Given how simple the game was, I figured that I could write a program that was good at it. Scoping the problem out, it was a perfect weekend hack project, and a good break from all the grant writing, research and administrivia of my job. Also, I have always been fascinated by all the cool things my colleagues in Computer Vision do, so it was a good way to learn about some of the fundamentals.
Here's a description of the game, from the Wikipedia article:
The 24 Game is an arithmetical card game in which the object is to find a way to manipulate four integers so that the end result is 24. Addition, subtraction, multiplication, or division, and sometimes other operations, may be used to make four digits from one to nine equal 24. For example, card with the numbers 4,7,8,8, a possible solution is the following: (7-(8/8))*4=24.
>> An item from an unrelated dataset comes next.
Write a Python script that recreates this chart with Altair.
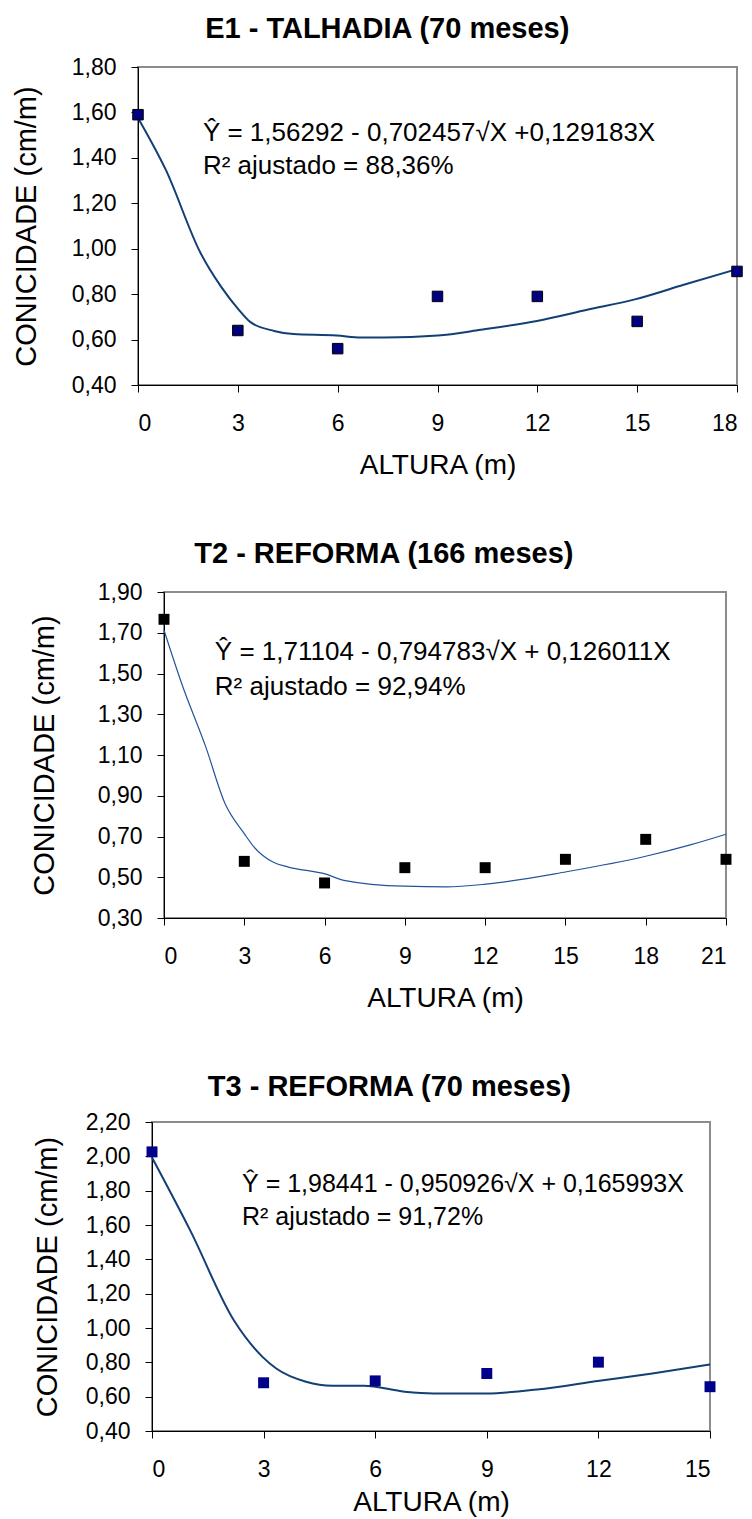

The game is fun to play 1-on-1, where the first person to come up with a valid expression gets to keep the cards. Once the deck is exhausted, the person with the most cards is declared the winner.
An Automatic Solution
My vision for an automated version of the game was simple. Players sit across a table on which the cards are laid out. My program would take a picture of the cards and recognize them. It would then generate valid expression that yielded 24, and then project the answer on to the table. Before going into the details, here's a video of how the system would work:
Parts of the Problem
Let's think through the system and break it down into parts. The heart of the problem is to search for a valid expression that yields 24. To get the digits, we have to look at the cards using a camera, and identify that they are cards. Then, we need to process each card and recognize what the digits are. Then, once we get the expression, we project them onto the table surface using a projector.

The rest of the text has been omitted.